Tom: Peu de personnages si ce n’est deux ou trois qui surviennent légèrement : la sœur de Néné, l’incarnation féminine par excellence, la mère de Gaspard ou son petit frère trop mignon, mais sinon il y a tous les personnages de l’univers rêvé de Gaspard : une grand-mère farfelue, un pélican médecin, une oie guerrière… et puis celui qui m’a le plus touché dans tous ces « seconds rôles » c’est un « touchécorce », très sympa, qui, vous le comprendrez en le lisant, incarne l’amitié à forte dose !

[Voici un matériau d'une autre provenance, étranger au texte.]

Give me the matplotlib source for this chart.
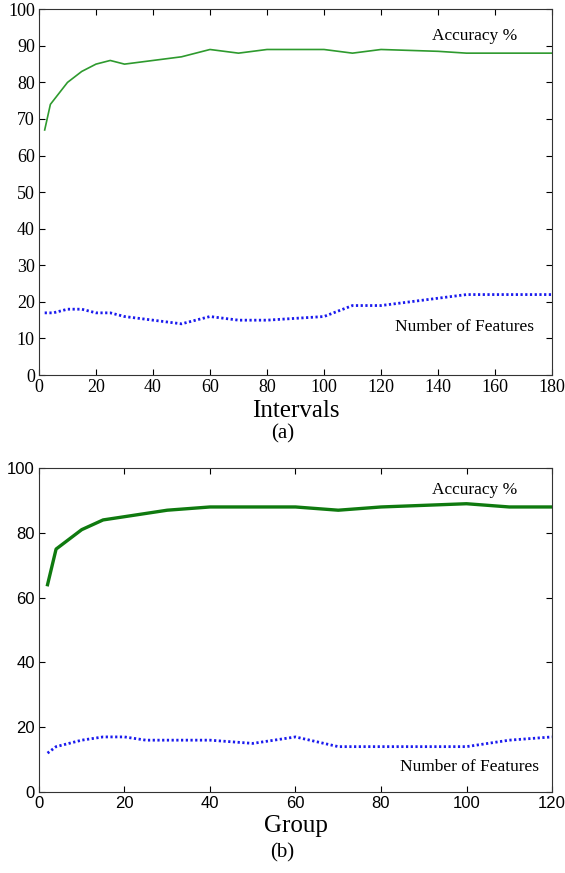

Nathan: C’est quoi qui t’a le plus touché dans ce roman ? L’univers farfelu, l’émotion, les personnages, la fin, … ?
Tom: La fin et l’émotion : tout est léger et fantaisiste au départ, mais on sent le plomb derrière, et tout d’un coup tout dégringole, s’effrite, et ça prend vraiment aux tripes. Ce qui m’a touché en fait c’est cette enfance confrontée à un monde trop dur qui essaye juste de lutter contre sa Bétimonde.
Nathan: Un livre pour les enfants à partir de quel âge ? Les adultes aussi peuvent s’y retrouver ?
Tom: A partir de quel âge ? C’est difficile comme question mais pas trop tôt non plus parce qu’il y a de l’émotion brute et pure qui peut dérouter l’enfant. Peut-être 11,12 ans, mais je ne suis pas un expert de l’enfance. Les adultes s’y retrouveront parce que comme je l’ai déjà répété ça fait écho à tout le monde : c’est l’idée qu’on lutte contre quelque chose de bien trop grand pour nous mais qu’on peut en être capable si on n’est pas seul, du moins c’est ce que j’ai ressenti…
Nathan: Un mot pour décrire le roman ?
Tom: Un mot : profond.
Nathan: Et si tu devais le rapprocher d’autres lectures ce seraient lesquelles ?
Tom: Maintenant qu’il fait tout le temps nuit sur toi, de Mathias Malzieu, sans hésiter. C’est aussi l’enfance qui souffre et se reconstruit par l’imaginaire. Et peut-être pour les plus grands Love Letters to the dead, qui conte un deuil et une renaissance par les mots.